Once glimpsed, the film’s sunken emotions become more palpable. Characters’ arcs, even if tentative, become conspicuous. Sophia comes to question God, hate the concept of family, fear the divinity of storms on open waters, and gradually reconcile with the state of her father, as she stares down through an aperture from the attic, processing him draw on his somber desk. She comes to conclude she likes it when he is working because at least then she knows where he is. Grandmother nods along: we float among the moss of life, the algae and the seaweed of these Finnish summertime waters. If we stamp on moss too much, we merely stamp on ourselves.

A certain folk northernness permeates the axioms of this story world. You are untouchable, as in, people don’t have to touch you. You can visit but not feel obliged to enter. You don’t owe anyone anything, except the land and always, moss. This radical philosophy keeps us at a remove, as it does Sophia, too young to know if she believes.

Still, the emotions, even when they gather shape like the storm clouds Sophia prays for, don’t make for a complete, let alone satisfying story. A scene where Grandmother walks resolutely in the nude among the reeds is too brief to be affirming. A moment of fear where her own reflections scare Sophia is tonally misleading. When his motor boat stops working in the midst of the storm, Father’s anger at the elements is too little release too late.

In addition, McDowell and writer Robert Jones don’t commit to lending the adaptation a distinctive form. “The Summer Book” is not a memoir, coming of age drama or hybrid nature documentary. Neither is it stitched by vignettes nor ensconced by the crafts of atmospheric immersion. It is sensorial without being a hymn to the senses. Unlike films set in islands such as “Spring, Summer, Autumn, Winter… and Spring,” which etched conflict marvelously into its persuasive cinematic grammar of serenity, or “The Red Turtle,” which levitated its wordlessness with willful conflict, “The Summer Book”’s gentleness doesn’t have an offset.

To be fair, it doesn’t pander, preach, or become sentimental either, and is content to be its own chipped gem stuck in time.
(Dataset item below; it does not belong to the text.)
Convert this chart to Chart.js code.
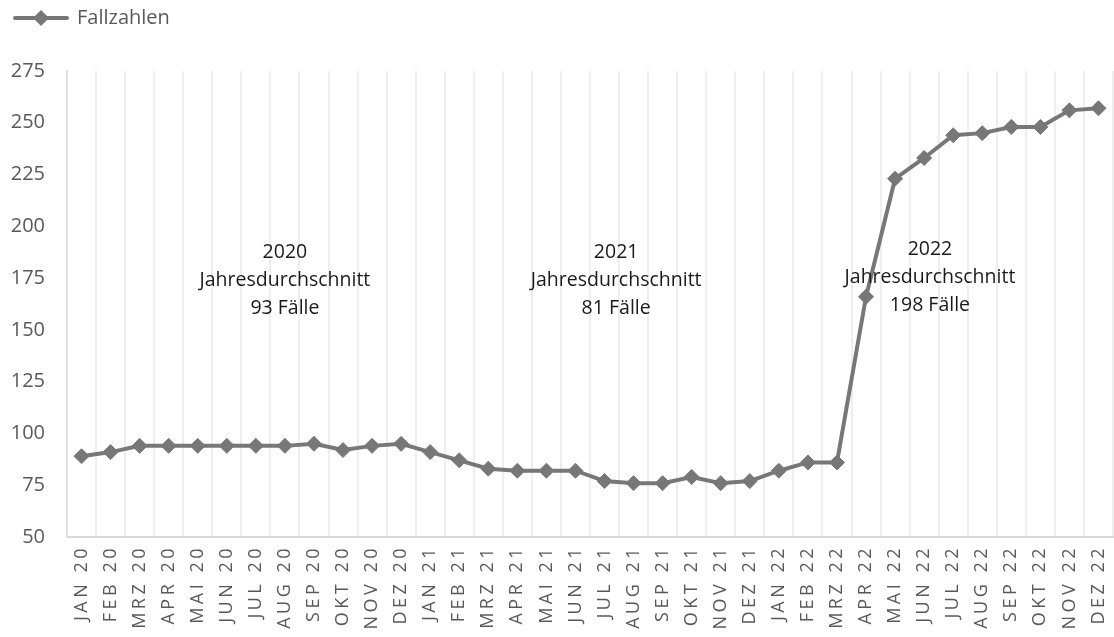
<!DOCTYPE html>
<html>
<head>
<meta charset="utf-8">
<script src="https://cdn.jsdelivr.net/npm/chart.js@4"></script>
<style>
  html, body { margin: 0; padding: 0; background: #fff; }
  #wrap { width: 1114px; height: 637px; }
</style>
</head>
<body>
<div id="wrap"><canvas id="chart"></canvas></div>
<script>
const months = [
    'JAN 20', 'FEB 20', 'MRZ 20', 'APR 20', 'MAI 20', 'JUN 20', 'JUL 20', 'AUG 20', 'SEP 20', 'OKT 20', 'NOV 20', 'DEZ 20',
    'JAN 21', 'FEB 21', 'MRZ 21', 'APR 21', 'MAI 21', 'JUN 21', 'JUL 21', 'AUG 21', 'SEP 21', 'OKT 21', 'NOV 21', 'DEZ 21',
    'JAN 22', 'FEB 22', 'MRZ 22', 'APR 22', 'MAI 22', 'JUN 22', 'JUL 22', 'AUG 22', 'SEP 22', 'OKT 22', 'NOV 22', 'DEZ 22'
];
const fallzahlen = [
    89, 91, 94, 94, 94, 94, 94, 94, 95, 92, 94, 95,
    91, 87, 83, 82, 82, 82, 77, 76, 76, 79, 76, 77,
    82, 86, 86, 166, 223, 233, 244, 245, 248, 248, 256, 257
];
const years = ['2020', '2021', '2022'];
const yearAverages = [93, 81, 198];

// where the yearly notes sit: category index and value of the first line
const notePos = [
    { x: 7.0, y: 187.5 },
    { x: 18.4, y: 187.5 },
    { x: 29.2, y: 189 }
];

const LINE = '#777777';
const TEXT = '#595959';

// legend marker: line with a diamond
const legendMark = document.createElement('canvas');
legendMark.width = 58;
legendMark.height = 18;
(() => {
    const c = legendMark.getContext('2d');
    c.strokeStyle = LINE;
    c.lineWidth = 4;
    c.lineCap = 'round';
    c.beginPath();
    c.moveTo(3, 9);
    c.lineTo(55, 9);
    c.stroke();
    c.fillStyle = LINE;
    c.beginPath();
    c.moveTo(29, 1);
    c.lineTo(37, 9);
    c.lineTo(29, 17);
    c.lineTo(21, 9);
    c.closePath();
    c.fill();
})();

const layoutFix = {
    id: 'layoutFix',
    beforeLayout(chart) {
        const lg = chart.legend;
        if (lg && !lg._fixed) {
            const fit = lg.fit;
            lg.fit = function() {
                fit.call(this);
                this.height = 71;
            };
            lg._fixed = true;
        }
    },
    beforeDraw(chart) {
        const s = chart.scales.x;
        if (s && !s._spaced) {
            const orig = s.drawLabels;
            s.drawLabels = function(area) {
                this.ctx.save();
                this.ctx.letterSpacing = '3.5px';
                orig.call(this, area);
                this.ctx.restore();
            };
            s._spaced = true;
        }
    }
};

const yearNotes = {
    id: 'yearNotes',
    afterDatasetsDraw(chart) {
        const { ctx, scales: { x, y } } = chart;
        ctx.save();
        ctx.font = '19.5px "Open Sans"';
        ctx.fillStyle = '#1a1a1a';
        ctx.textAlign = 'center';
        ctx.textBaseline = 'middle';
        years.forEach((yr, i) => {
            const px = x.getPixelForValue(notePos[i].x);
            const py = y.getPixelForValue(notePos[i].y);
            ctx.fillText(yr, px, py);
            ctx.fillText('Jahresdurchschnitt', px, py + 28);
            ctx.fillText(`${yearAverages[i]} Fälle`, px, py + 56);
        });
        ctx.restore();
    }
};

new Chart(document.getElementById('chart'), {
    type: 'line',
    data: {
        labels: months,
        datasets: [{
            label: 'Fallzahlen',
            data: fallzahlen,
            borderColor: LINE,
            backgroundColor: LINE,
            borderWidth: 4,
            pointStyle: 'rectRot',
            pointRadius: 7.5,
            pointBorderWidth: 1,
            pointBackgroundColor: LINE,
            pointBorderColor: LINE,
            tension: 0
        }]
    },
    options: {
        responsive: true,
        maintainAspectRatio: false,
        animation: false,
        layout: { autoPadding: false, padding: { left: 7, right: 1, top: 0, bottom: 0 } },
        plugins: {
            legend: {
                position: 'top',
                align: 'start',
                labels: {
                    usePointStyle: true,
                    pointStyleWidth: 52,
                    padding: 8,
                    color: TEXT,
                    font: { family: '"Open Sans"', size: 20 },
                    generateLabels: (chart) => [{
                        text: 'Fallzahlen',
                        pointStyle: legendMark,
                        fontColor: TEXT,
                        lineWidth: 0,
                        datasetIndex: 0
                    }]
                }
            },
            tooltip: { enabled: false }
        },
        scales: {
            x: {
                offset: true,
                grid: {
                    offset: true,
                    color: '#eeeeee',
                    lineWidth: 2,
                    drawTicks: false
                },
                border: { color: '#d9d9d9', width: 2 },
                ticks: {
                    autoSkip: false,
                    minRotation: 90,
                    maxRotation: 90,
                    padding: 8,
                    color: TEXT,
                    font: { family: '"Open Sans"', size: 18 }
                },
                afterFit: (scale) => {
                    scale.height = 100;
                    scale.paddingLeft = 0;
                    scale.paddingRight = 0;
                }
            },
            y: {
                min: 50,
                max: 275,
                grid: { display: false, drawTicks: false },
                border: { display: true, color: '#dedede', width: 2 },
                ticks: {
                    stepSize: 25,
                    padding: 22,
                    color: TEXT,
                    font: { family: '"Open Sans"', size: 20 }
                },
                afterFit: (scale) => { scale.width = 60; }
            }
        }
    },
    plugins: [layoutFix, yearNotes]
});
</script>
</body>
</html>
Reviewing the book for The Guardian in 2003, Ali Smith wrote, “Jansson’s brilliance is to create a narrative that seems, at least, to have no forward motion, to exist in lit moments, gleaming dark moments, like lights on a string… Her writing is all magical deception… the novel reads like looking through clear water and seeing, suddenly, the depth.”

While “lights on a string” might be too glowing a praise for the filmic adaptation (if only because a celebrated 2024 film has a soaring ending with this very image), “The Summer Book” dispels with fuss, ego, or bravado. Close’s Grandmother pees on a rock and arches her back, almost defiant in face of sunrise. Age nor the shallows of her breathing will wrinkle the pages of her book of the seasons.

Grade: B-

“The Summer Book” screened at AFI Fest 2024 after premiering at the BFI London Film Festival. It is currently seeking U.S. distribution.